Can you manufacture your design?

Written by: Dassault Systèmes SOLIDWORKS | Published: 02/20

The most elegant, beautiful product design ever created is of little commercial value if it cannot be manufactured at volume and sold at a profit.

As you know, thinking about the processes through which you will manufacture your designs is an important part of the design process. Can your design be machined or will it need to be produced with an injection mould or investment casting? Integrated tools that let you evaluate the manufacturability of a design while you develop it—and then allow you to easily create the G Code for CNC machining, or the injection mould, or investment casting—will make you more efficient and your designs easier to make.

What will it cost to produce your design?

Considering production costs as a key variable during conceptual design is becoming increasingly necessary as global competition grows. While you may know what material you’d like to use from an engineering standpoint, how will material selection and production processes affect

manufacturing costs? Although you may be able to come up with answers to those questions through additional research, wouldn’t you like to be able to automatically estimate the costs of production from within your CAD system and see how material and process options affect the costs to produce your design?

Are you sure that you’re working with the right revision?

Managing design data without a product data management (PDM) system can be a losing proposition because you’ll need to spend additional time to make sure that all of the links, mates, and references in your assembly model are intact, as well as to verify that you’re working with the latest revision. In the absence of a separate PDM system, wouldn’t it be nice if your CAD system contained some basic PDM capabilities to make your job easier? Fortunately, CAD-integrated PDM capabilities that support you at the workgroup level are available.
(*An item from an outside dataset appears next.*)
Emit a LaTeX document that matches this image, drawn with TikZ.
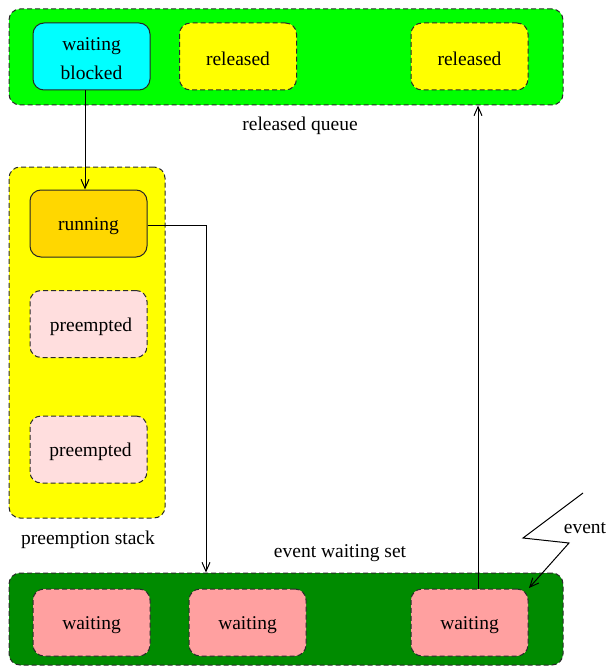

Is your product sustainable?

Increasingly, projecting the environmental impact that your design will have and understanding whether your design is environmentally sustainable have become critically important to a product’s long-term success. Until recently, you would have had to conduct a formal, lengthy

lifecycle assessment of a product’s environmental impact to gain such insights. Today, CAD-integrated lifecycle assessment capabilities can help you quickly and easily determine the sustainability of your product designs.

A case in point

Automotive Performance Solutions–Roaring Forties (APS) is an Australian automotive engineering consultancy that produces custom modern versions of the classic Ford GT40 sports car, and provides design and engineering services to leading automotive companies and original equipment manufacturers (OEMs).

APS originally used 2D drawings to work with machine shops to create components, a process that was both slow and costly. To efficiently and cost-effectively develop GT40 replicas bearing modern parts and mechanicals, APS needed an integrated 3D development platform.

“As a low-volume replica car manufacturer, we needed the flexibility of an all-in-one mechanical package that would enable us to quickly and affordably design, validate, and produce new parts and assemblies,” says Business Development Manager Ivan Viduka. “We found that package in SOLIDWORKS Premium software.

“With the automation that SOLIDWORKS Premium software provides, we’ve cut our vehicle assembly cycle times nearly by half and improved quality along the way,” Viduka continues. “In fact, we can leverage the dynamic motion, interference detection, and FEA [finite element analysis] tools of SOLIDWORKS Premium software to increase the assembly accuracy and meet our performance targets for both components and assemblies.”

By implementing SOLIDWORKS Premium software, APS cut its design cycles by 50 percent, reduced its development costs by 30 percent, decreased assembly time by 40 percent, and minimized design errors.